He said after reading what ScoMo has done he is convinced it is designed to protect Federal pollies, their staff, and their families.

It has nothing to do with corruption unless you are not in politics, so the sports rort and carparks rort would be exempt from investigations.

I don't get how there is no noise about this if what this guy said is true, it would be a total waste of time and money.

This is the draft legislation released around March I think. As far as I'm aware it is basically unchanged and is the working model they have.


Here's some comment on it from the Guardian..

Transparency International said, however, that the CIC model could be saved with significant changes.
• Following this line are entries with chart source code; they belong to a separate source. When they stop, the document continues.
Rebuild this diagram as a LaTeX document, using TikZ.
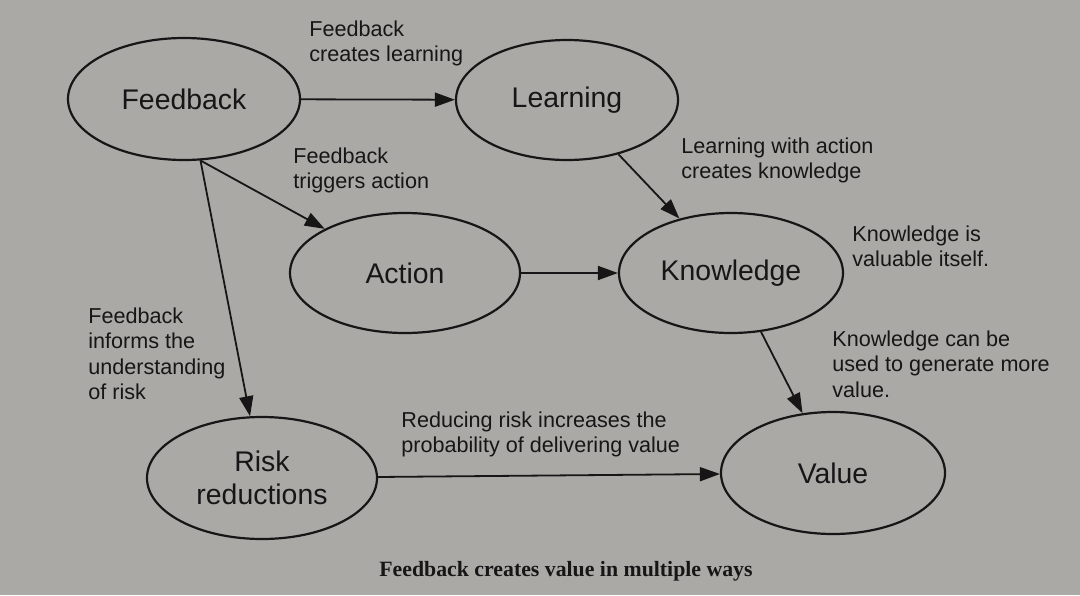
\documentclass[tikz,border=0pt]{standalone}
\usepackage{fontspec}
\setmainfont{Liberation Sans}
\newfontfamily\capfont{Liberation Serif}
\usetikzlibrary{shapes.geometric,arrows.meta}
\definecolor{paper}{RGB}{171,169,166}
\definecolor{ink}{RGB}{22,22,22}
\tikzset{
  bubble/.style={draw=ink, line width=1.1pt, ellipse, inner sep=0pt, align=center,
    text=ink, font=\fontsize{14.2}{16.5}\selectfont},
  note/.style={anchor=north west, inner sep=0pt, align=left, text=ink,
    font=\fontsize{10.8}{12.8}\selectfont},
  flow/.style={draw=ink, line width=0.9pt, -{Triangle[length=10pt,width=7pt]}},
}

\begin{document}
\begin{tikzpicture}[x=0.5pt,y=-0.5pt]
\fill[paper] (0,0) rectangle (1080,595);
\useasboundingbox (0,0) rectangle (1080,595);
% the six bubbles
\node[bubble, minimum width=116pt, minimum height=61pt] (fb) at (184,99) {Feedback};
\node[bubble, minimum width=111pt, minimum height=60pt] (learn) at (567,100) {Learning};
\node[bubble, minimum width=115pt, minimum height=60pt] (act) at (405,273) {Action};
\node[bubble, minimum width=112pt, minimum height=60pt] (know) at (731,273) {Knowledge};
\node[bubble, minimum width=115pt, minimum height=61pt] (risk) at (262,478) {Risk\\reductions};
\node[bubble, minimum width=112pt, minimum height=61pt] (val) at (833,473) {Value};
% arrows
\coordinate (fbfoot) at (fb.-75);
\draw[flow] (fb) -- (learn);
\draw[flow] (fbfoot) -- (act);
\draw[flow] (fbfoot) -- (risk);
\draw[flow] (learn) -- (know);
\draw[flow] (act) -- (know);
\draw[flow] (know) -- (val);
\draw[flow] (risk) -- (val);
% notes
\node[note] (noteLearn) at (309,20) {Feedback\\creates learning};
\node[note] (noteAct) at (293,147) {Feedback\\triggers action};
\node[note] (noteKnow) at (681,137) {Learning with action\\creates knowledge};
\node[note] (noteSelf) at (852,225) {Knowledge is\\valuable itself.};
\node[note] (noteRisk) at (88,307) {Feedback\\informs the\\understanding\\of risk};
\node[note] (noteMore) at (832,330) {Knowledge can be\\used to generate more\\value.};
\node[note] (noteProb) at (401,411) {Reducing risk increases the\\probability of delivering value};
% caption
\node[anchor=base, inner sep=0pt, text=ink, font=\capfont\bfseries\fontsize{10.9}{13}\selectfont] (caption) at (566,576) {Feedback creates value in multiple ways};
\end{tikzpicture}
\end{document}
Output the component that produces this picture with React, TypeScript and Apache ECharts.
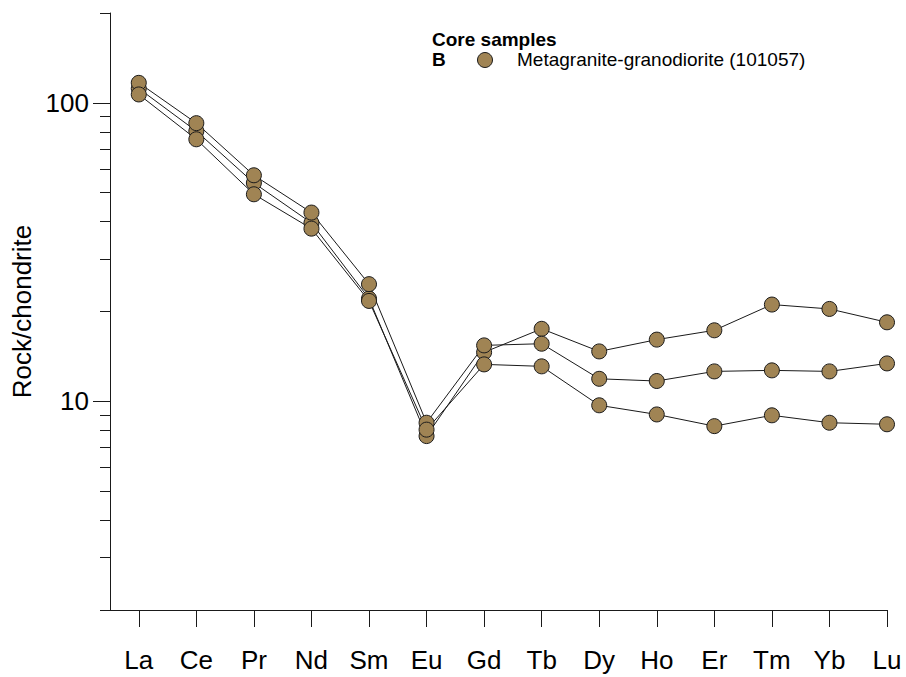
import React, { useEffect, useRef } from "react";
import * as echarts from "echarts";

const categories = ["La", "Ce", "Pr", "Nd", "Sm", "Eu", "Gd", "Tb", "Dy", "Ho", "Er", "Tm", "Yb", "Lu"];
const sampleA = [111.7, 80.4, 53.9, 39.6, 22.1, 7.65, 14.6, 17.5, 14.7, 16.1, 17.3, 21.1, 20.4, 18.4];
const sampleB = [116.7, 85.5, 57.2, 42.9, 24.7, 8.48, 15.4, 15.6, 11.9, 11.7, 12.6, 12.7, 12.6, 13.4];
const sampleC = [106.7, 75.5, 49.4, 37.9, 21.7, 8.04, 13.3, 13.1, 9.7, 9.04, 8.26, 8.98, 8.48, 8.38];
const majorTicks = [10, 100];
const minorTicks = [2, 3, 4, 5, 6, 7, 8, 9, 20, 30, 40, 50, 60, 70, 80, 90, 200];
const seriesName = "Metagranite-granodiorite (101057)";
const legendTitle = "Core samples";
const legendGroup = "B";
const yTitle = "Rock/chondrite";

const FONT = "'Liberation Sans', Arial, Helvetica, sans-serif";
const MARKER = "#A08454";
const INK = "#1a1a1a";

export default function App() {
  const ref = useRef<HTMLDivElement>(null);
  useEffect(() => {
    document.body.style.margin = "0";
    if (!ref.current) return;
    const chart = echarts.init(ref.current, undefined, { renderer: "svg" });
    const samples = [sampleA, sampleB, sampleC];
    const toPairs = (arr: number[]) => arr.map((v, i) => [i, v]);
    const gridBox = { left: 110, right: 19, top: 13, bottom: 67 };
    const xIdx = categories.map((_, i) => i);

    const lineSeries = samples.map((s) => ({
      type: "line",
      name: seriesName,
      data: toPairs(s),
      symbol: "none",
      lineStyle: { color: INK, width: 1 },
      z: 2,
    }));
    const pointSeries = samples.map((s) => ({
      type: "scatter",
      name: seriesName,
      data: toPairs(s),
      symbol: "circle",
      symbolSize: 15,
      itemStyle: { color: MARKER, borderColor: INK, borderWidth: 1, opacity: 1 },
      z: 3,
    }));

    chart.setOption({
      animation: false,
      backgroundColor: "#fff",
      textStyle: { fontFamily: FONT },
      grid: [
        { ...gridBox, containLabel: false },
        { ...gridBox, containLabel: false },
      ],
      xAxis: [
        {
          type: "value",
          gridIndex: 0,
          min: -0.5,
          max: 13,
          axisLine: { show: true, onZero: false, lineStyle: { color: INK, width: 1 } },
          axisTick: { show: true, length: 17, customValues: xIdx, lineStyle: { color: INK, width: 1 } },
          axisLabel: {
            show: true,
            customValues: xIdx,
            formatter: (v: number) => categories[Math.round(v)] ?? "",
            fontSize: 26,
            color: "#000",
            margin: 37,
            fontFamily: FONT,
          },
          splitLine: { show: false },
        },
        {
          type: "value",
          gridIndex: 1,
          min: -0.5,
          max: 13,
          show: false,
          axisLine: { onZero: false },
        },
      ],
      yAxis: [
        {
          type: "log",
          gridIndex: 0,
          logBase: 10,
          min: 2,
          max: 200,
          name: yTitle,
          nameLocation: "middle",
          nameGap: 68,
          nameTextStyle: { fontSize: 26, color: "#000", fontFamily: FONT },
          axisLine: { show: true, onZero: false, lineStyle: { color: INK, width: 1 } },
          axisTick: { show: true, length: 17, customValues: majorTicks, lineStyle: { color: INK, width: 1 } },
          axisLabel: {
            show: true,
            customValues: majorTicks,
            fontSize: 26,
            color: "#000",
            margin: 21,
            fontFamily: FONT,
          },
          splitLine: { show: false },
          minorTick: { show: false },
        },
        {
          type: "log",
          gridIndex: 1,
          logBase: 10,
          min: 2,
          max: 200,
          axisLine: { show: false, onZero: false },
          axisTick: { show: true, length: 10, customValues: minorTicks, lineStyle: { color: INK, width: 1 } },
          axisLabel: { show: false },
          splitLine: { show: false },
        },
      ],
      series: [...lineSeries, ...pointSeries],
      graphic: [
        {
          type: "text",
          left: 432,
          top: 30,
          style: { text: legendTitle, font: `bold 19px ${FONT}`, fill: "#000" },
        },
        {
          type: "text",
          left: 432,
          top: 50,
          style: { text: legendGroup, font: `bold 19px ${FONT}`, fill: "#000" },
        },
        {
          type: "circle",
          shape: { cx: 485, cy: 60, r: 7.5 },
          style: { fill: MARKER, stroke: INK, lineWidth: 1 },
        },
        {
          type: "text",
          left: 517,
          top: 50,
          style: { text: seriesName, font: `19px ${FONT}`, fill: "#000" },
        },
      ],
    });
    return () => chart.dispose();
  }, []);
  return <div ref={ref} style={{ width: 906, height: 677 }} />;
}
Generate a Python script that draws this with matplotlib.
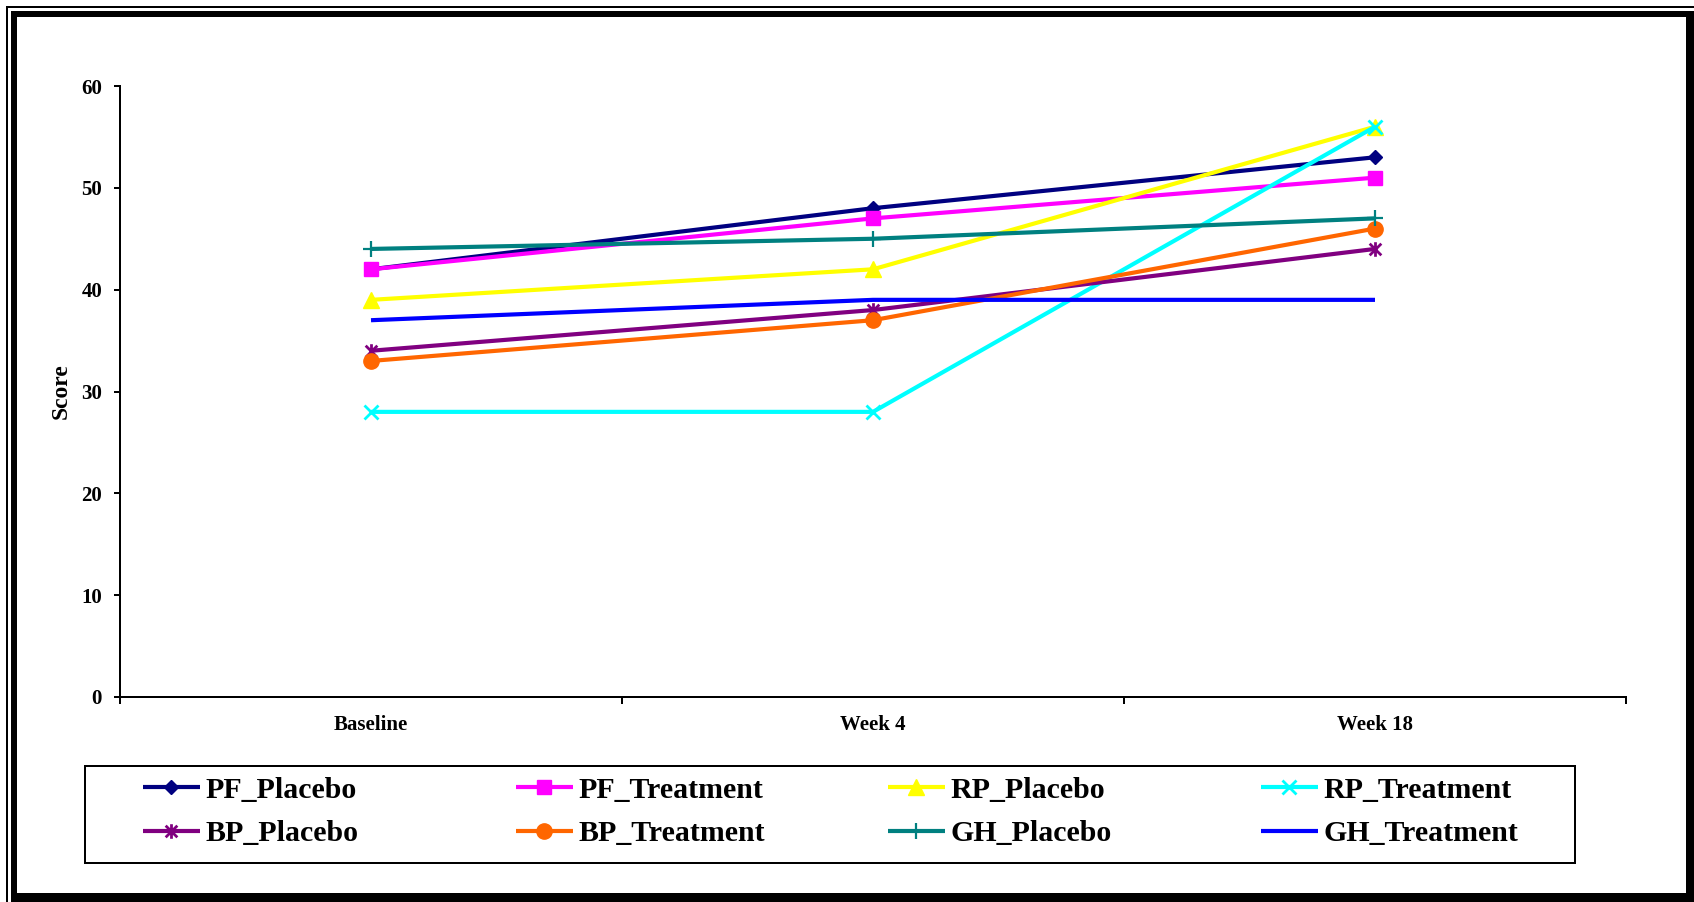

It also said the proposed funding levels were a good starting point.

Its criticisms have been echoed by other thinktanks and anti-corruption groups.

Earlier this week, the National Integrity Committee, a group of retired judges, said the legislation as drafted could leave ministers exempt from investigation.

The judges also warned that the requirement for “reasonable suspicion” before a corruption investigation begins would prevent preliminary investigation being carried out.

Anthony Whealy, a former New South Wales supreme court judge and member of the committee, said the shortcomings left the body “disastrously short” of being effective. “The government has fought for years against any proposal for a federal anti-corruption body,” he said. “Now it has put forward a proposal essentially designed to protect themselves, and to shield the public sector from proper scrutiny.”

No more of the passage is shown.